Quote each line of the material verbatim, without the pictures.

◆ Stored data ◆
- - - -
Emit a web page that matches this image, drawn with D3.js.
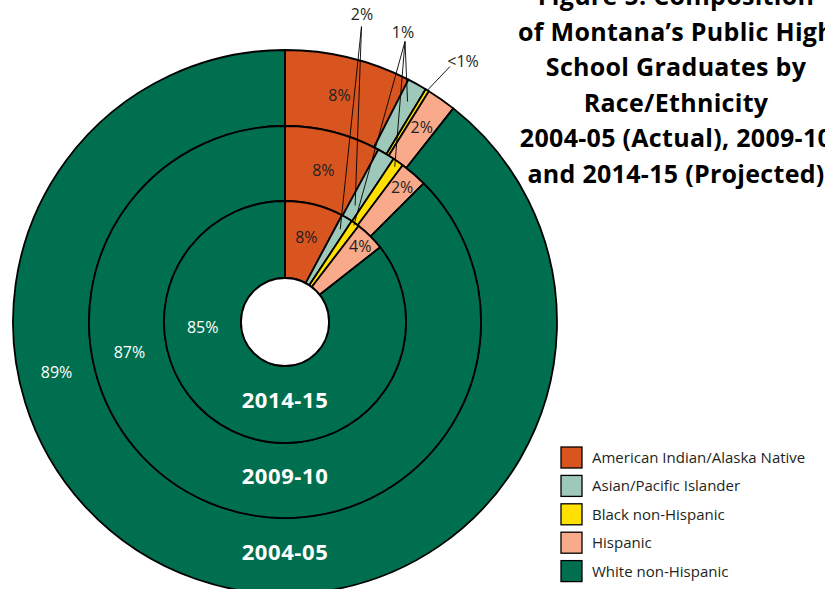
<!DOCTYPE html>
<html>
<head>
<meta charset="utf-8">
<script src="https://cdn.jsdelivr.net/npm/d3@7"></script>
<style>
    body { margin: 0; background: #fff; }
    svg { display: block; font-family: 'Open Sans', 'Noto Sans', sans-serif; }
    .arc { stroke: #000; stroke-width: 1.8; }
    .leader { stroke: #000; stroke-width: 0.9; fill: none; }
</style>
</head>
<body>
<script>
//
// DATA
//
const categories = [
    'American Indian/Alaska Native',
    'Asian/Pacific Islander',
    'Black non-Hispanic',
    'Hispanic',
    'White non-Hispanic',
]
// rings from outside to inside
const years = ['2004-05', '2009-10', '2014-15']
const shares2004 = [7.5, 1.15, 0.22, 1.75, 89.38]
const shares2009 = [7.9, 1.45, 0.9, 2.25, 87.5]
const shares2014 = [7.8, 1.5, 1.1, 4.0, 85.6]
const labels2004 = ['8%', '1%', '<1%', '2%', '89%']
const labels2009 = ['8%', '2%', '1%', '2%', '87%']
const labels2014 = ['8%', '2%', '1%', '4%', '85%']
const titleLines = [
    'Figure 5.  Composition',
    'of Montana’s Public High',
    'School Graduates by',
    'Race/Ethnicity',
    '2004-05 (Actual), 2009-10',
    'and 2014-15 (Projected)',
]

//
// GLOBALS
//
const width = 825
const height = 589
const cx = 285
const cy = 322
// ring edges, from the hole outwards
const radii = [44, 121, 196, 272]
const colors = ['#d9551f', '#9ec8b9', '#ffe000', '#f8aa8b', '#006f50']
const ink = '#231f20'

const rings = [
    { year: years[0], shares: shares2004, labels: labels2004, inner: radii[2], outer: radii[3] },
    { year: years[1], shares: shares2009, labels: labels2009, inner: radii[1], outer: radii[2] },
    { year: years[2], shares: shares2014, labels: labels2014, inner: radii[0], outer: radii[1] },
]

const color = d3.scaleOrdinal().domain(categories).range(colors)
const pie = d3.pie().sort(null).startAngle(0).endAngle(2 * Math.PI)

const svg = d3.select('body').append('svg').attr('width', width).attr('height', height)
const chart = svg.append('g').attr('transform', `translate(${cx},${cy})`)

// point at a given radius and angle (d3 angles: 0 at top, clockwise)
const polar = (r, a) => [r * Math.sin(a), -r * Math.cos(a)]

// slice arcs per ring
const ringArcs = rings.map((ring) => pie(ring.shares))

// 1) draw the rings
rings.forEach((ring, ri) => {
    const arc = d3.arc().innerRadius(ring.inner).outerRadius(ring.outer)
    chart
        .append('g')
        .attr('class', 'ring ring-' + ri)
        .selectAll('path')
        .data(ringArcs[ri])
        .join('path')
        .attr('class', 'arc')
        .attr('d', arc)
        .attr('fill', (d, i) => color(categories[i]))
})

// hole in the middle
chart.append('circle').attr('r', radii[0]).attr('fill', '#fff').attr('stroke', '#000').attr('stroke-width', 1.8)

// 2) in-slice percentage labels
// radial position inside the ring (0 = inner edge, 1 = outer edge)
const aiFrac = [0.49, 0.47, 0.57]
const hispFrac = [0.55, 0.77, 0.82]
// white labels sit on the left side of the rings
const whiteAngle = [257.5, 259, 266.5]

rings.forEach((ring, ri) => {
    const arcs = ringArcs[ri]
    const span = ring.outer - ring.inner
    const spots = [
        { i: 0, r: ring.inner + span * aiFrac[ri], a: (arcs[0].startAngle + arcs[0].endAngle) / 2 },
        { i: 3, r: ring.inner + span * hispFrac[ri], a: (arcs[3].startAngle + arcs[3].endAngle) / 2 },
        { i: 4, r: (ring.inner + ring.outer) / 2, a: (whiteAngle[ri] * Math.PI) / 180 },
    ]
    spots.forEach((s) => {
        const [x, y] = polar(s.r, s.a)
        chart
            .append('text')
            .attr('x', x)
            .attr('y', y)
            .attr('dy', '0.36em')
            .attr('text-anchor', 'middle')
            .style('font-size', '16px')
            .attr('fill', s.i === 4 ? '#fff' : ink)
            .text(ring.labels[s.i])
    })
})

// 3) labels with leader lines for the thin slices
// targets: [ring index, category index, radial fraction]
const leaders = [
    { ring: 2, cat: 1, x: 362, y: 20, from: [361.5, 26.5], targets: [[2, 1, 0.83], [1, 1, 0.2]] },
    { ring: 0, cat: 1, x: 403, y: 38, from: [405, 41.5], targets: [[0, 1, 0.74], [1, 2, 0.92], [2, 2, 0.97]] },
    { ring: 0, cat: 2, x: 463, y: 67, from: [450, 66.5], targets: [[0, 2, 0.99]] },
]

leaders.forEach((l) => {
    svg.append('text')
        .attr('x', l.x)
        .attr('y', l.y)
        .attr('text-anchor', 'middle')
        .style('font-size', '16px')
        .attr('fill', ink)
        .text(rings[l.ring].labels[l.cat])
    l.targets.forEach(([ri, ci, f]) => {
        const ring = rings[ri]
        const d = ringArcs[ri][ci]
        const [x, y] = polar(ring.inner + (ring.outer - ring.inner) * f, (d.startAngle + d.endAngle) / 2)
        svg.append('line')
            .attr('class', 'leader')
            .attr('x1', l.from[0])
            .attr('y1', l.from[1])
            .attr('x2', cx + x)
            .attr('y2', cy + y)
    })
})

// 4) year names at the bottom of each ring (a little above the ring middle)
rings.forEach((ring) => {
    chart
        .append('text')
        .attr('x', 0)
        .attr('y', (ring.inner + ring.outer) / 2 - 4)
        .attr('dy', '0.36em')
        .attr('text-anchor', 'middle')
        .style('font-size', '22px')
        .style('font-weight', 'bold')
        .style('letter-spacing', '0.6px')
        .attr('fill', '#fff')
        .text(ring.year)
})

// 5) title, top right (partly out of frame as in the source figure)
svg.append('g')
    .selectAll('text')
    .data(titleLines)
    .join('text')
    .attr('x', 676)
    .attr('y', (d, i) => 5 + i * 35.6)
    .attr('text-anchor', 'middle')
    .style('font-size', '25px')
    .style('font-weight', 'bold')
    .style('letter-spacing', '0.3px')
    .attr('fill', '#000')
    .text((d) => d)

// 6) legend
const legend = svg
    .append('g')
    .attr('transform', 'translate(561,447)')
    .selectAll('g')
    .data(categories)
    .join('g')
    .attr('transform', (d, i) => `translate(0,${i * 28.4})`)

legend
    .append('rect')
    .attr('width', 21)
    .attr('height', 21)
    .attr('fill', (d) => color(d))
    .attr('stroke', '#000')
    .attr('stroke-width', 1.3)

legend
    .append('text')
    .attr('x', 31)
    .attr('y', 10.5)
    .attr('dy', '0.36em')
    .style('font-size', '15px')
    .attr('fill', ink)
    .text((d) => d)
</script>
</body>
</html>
- - - -
◆ Complete response ◆
Emit a web page that matches this image, drawn with D3.js.
<!DOCTYPE html>
<html>
<head>
<meta charset="utf-8">
<script src="https://cdn.jsdelivr.net/npm/d3@7"></script>
<style>
    body { margin: 0; background: #fff; }
    svg { display: block; font-family: 'Open Sans', 'Noto Sans', sans-serif; }
    .arc { stroke: #000; stroke-width: 1.8; }
    .leader { stroke: #000; stroke-width: 0.9; fill: none; }
</style>
</head>
<body>
<script>
//
// DATA
//
const categories = [
    'American Indian/Alaska Native',
    'Asian/Pacific Islander',
    'Black non-Hispanic',
    'Hispanic',
    'White non-Hispanic',
]
// rings from outside to inside
const years = ['2004-05', '2009-10', '2014-15']
const shares2004 = [7.5, 1.15, 0.22, 1.75, 89.38]
const shares2009 = [7.9, 1.45, 0.9, 2.25, 87.5]
const shares2014 = [7.8, 1.5, 1.1, 4.0, 85.6]
const labels2004 = ['8%', '1%', '<1%', '2%', '89%']
const labels2009 = ['8%', '2%', '1%', '2%', '87%']
const labels2014 = ['8%', '2%', '1%', '4%', '85%']
const titleLines = [
    'Figure 5.  Composition',
    'of Montana’s Public High',
    'School Graduates by',
    'Race/Ethnicity',
    '2004-05 (Actual), 2009-10',
    'and 2014-15 (Projected)',
]

//
// GLOBALS
//
const width = 825
const height = 589
const cx = 285
const cy = 322
// ring edges, from the hole outwards
const radii = [44, 121, 196, 272]
const colors = ['#d9551f', '#9ec8b9', '#ffe000', '#f8aa8b', '#006f50']
const ink = '#231f20'

const rings = [
    { year: years[0], shares: shares2004, labels: labels2004, inner: radii[2], outer: radii[3] },
    { year: years[1], shares: shares2009, labels: labels2009, inner: radii[1], outer: radii[2] },
    { year: years[2], shares: shares2014, labels: labels2014, inner: radii[0], outer: radii[1] },
]

const color = d3.scaleOrdinal().domain(categories).range(colors)
const pie = d3.pie().sort(null).startAngle(0).endAngle(2 * Math.PI)

const svg = d3.select('body').append('svg').attr('width', width).attr('height', height)
const chart = svg.append('g').attr('transform', `translate(${cx},${cy})`)

// point at a given radius and angle (d3 angles: 0 at top, clockwise)
const polar = (r, a) => [r * Math.sin(a), -r * Math.cos(a)]

// slice arcs per ring
const ringArcs = rings.map((ring) => pie(ring.shares))

// 1) draw the rings
rings.forEach((ring, ri) => {
    const arc = d3.arc().innerRadius(ring.inner).outerRadius(ring.outer)
    chart
        .append('g')
        .attr('class', 'ring ring-' + ri)
        .selectAll('path')
        .data(ringArcs[ri])
        .join('path')
        .attr('class', 'arc')
        .attr('d', arc)
        .attr('fill', (d, i) => color(categories[i]))
})

// hole in the middle
chart.append('circle').attr('r', radii[0]).attr('fill', '#fff').attr('stroke', '#000').attr('stroke-width', 1.8)

// 2) in-slice percentage labels
// radial position inside the ring (0 = inner edge, 1 = outer edge)
const aiFrac = [0.49, 0.47, 0.57]
const hispFrac = [0.55, 0.77, 0.82]
// white labels sit on the left side of the rings
const whiteAngle = [257.5, 259, 266.5]

rings.forEach((ring, ri) => {
    const arcs = ringArcs[ri]
    const span = ring.outer - ring.inner
    const spots = [
        { i: 0, r: ring.inner + span * aiFrac[ri], a: (arcs[0].startAngle + arcs[0].endAngle) / 2 },
        { i: 3, r: ring.inner + span * hispFrac[ri], a: (arcs[3].startAngle + arcs[3].endAngle) / 2 },
        { i: 4, r: (ring.inner + ring.outer) / 2, a: (whiteAngle[ri] * Math.PI) / 180 },
    ]
    spots.forEach((s) => {
        const [x, y] = polar(s.r, s.a)
        chart
            .append('text')
            .attr('x', x)
            .attr('y', y)
            .attr('dy', '0.36em')
            .attr('text-anchor', 'middle')
            .style('font-size', '16px')
            .attr('fill', s.i === 4 ? '#fff' : ink)
            .text(ring.labels[s.i])
    })
})

// 3) labels with leader lines for the thin slices
// targets: [ring index, category index, radial fraction]
const leaders = [
    { ring: 2, cat: 1, x: 362, y: 20, from: [361.5, 26.5], targets: [[2, 1, 0.83], [1, 1, 0.2]] },
    { ring: 0, cat: 1, x: 403, y: 38, from: [405, 41.5], targets: [[0, 1, 0.74], [1, 2, 0.92], [2, 2, 0.97]] },
    { ring: 0, cat: 2, x: 463, y: 67, from: [450, 66.5], targets: [[0, 2, 0.99]] },
]

leaders.forEach((l) => {
    svg.append('text')
        .attr('x', l.x)
        .attr('y', l.y)
        .attr('text-anchor', 'middle')
        .style('font-size', '16px')
        .attr('fill', ink)
        .text(rings[l.ring].labels[l.cat])
    l.targets.forEach(([ri, ci, f]) => {
        const ring = rings[ri]
        const d = ringArcs[ri][ci]
        const [x, y] = polar(ring.inner + (ring.outer - ring.inner) * f, (d.startAngle + d.endAngle) / 2)
        svg.append('line')
            .attr('class', 'leader')
            .attr('x1', l.from[0])
            .attr('y1', l.from[1])
            .attr('x2', cx + x)
            .attr('y2', cy + y)
    })
})

// 4) year names at the bottom of each ring (a little above the ring middle)
rings.forEach((ring) => {
    chart
        .append('text')
        .attr('x', 0)
        .attr('y', (ring.inner + ring.outer) / 2 - 4)
        .attr('dy', '0.36em')
        .attr('text-anchor', 'middle')
        .style('font-size', '22px')
        .style('font-weight', 'bold')
        .style('letter-spacing', '0.6px')
        .attr('fill', '#fff')
        .text(ring.year)
})

// 5) title, top right (partly out of frame as in the source figure)
svg.append('g')
    .selectAll('text')
    .data(titleLines)
    .join('text')
    .attr('x', 676)
    .attr('y', (d, i) => 5 + i * 35.6)
    .attr('text-anchor', 'middle')
    .style('font-size', '25px')
    .style('font-weight', 'bold')
    .style('letter-spacing', '0.3px')
    .attr('fill', '#000')
    .text((d) => d)

// 6) legend
const legend = svg
    .append('g')
    .attr('transform', 'translate(561,447)')
    .selectAll('g')
    .data(categories)
    .join('g')
    .attr('transform', (d, i) => `translate(0,${i * 28.4})`)

legend
    .append('rect')
    .attr('width', 21)
    .attr('height', 21)
    .attr('fill', (d) => color(d))
    .attr('stroke', '#000')
    .attr('stroke-width', 1.3)

legend
    .append('text')
    .attr('x', 31)
    .attr('y', 10.5)
    .attr('dy', '0.36em')
    .style('font-size', '15px')
    .attr('fill', ink)
    .text((d) => d)
</script>
</body>
</html>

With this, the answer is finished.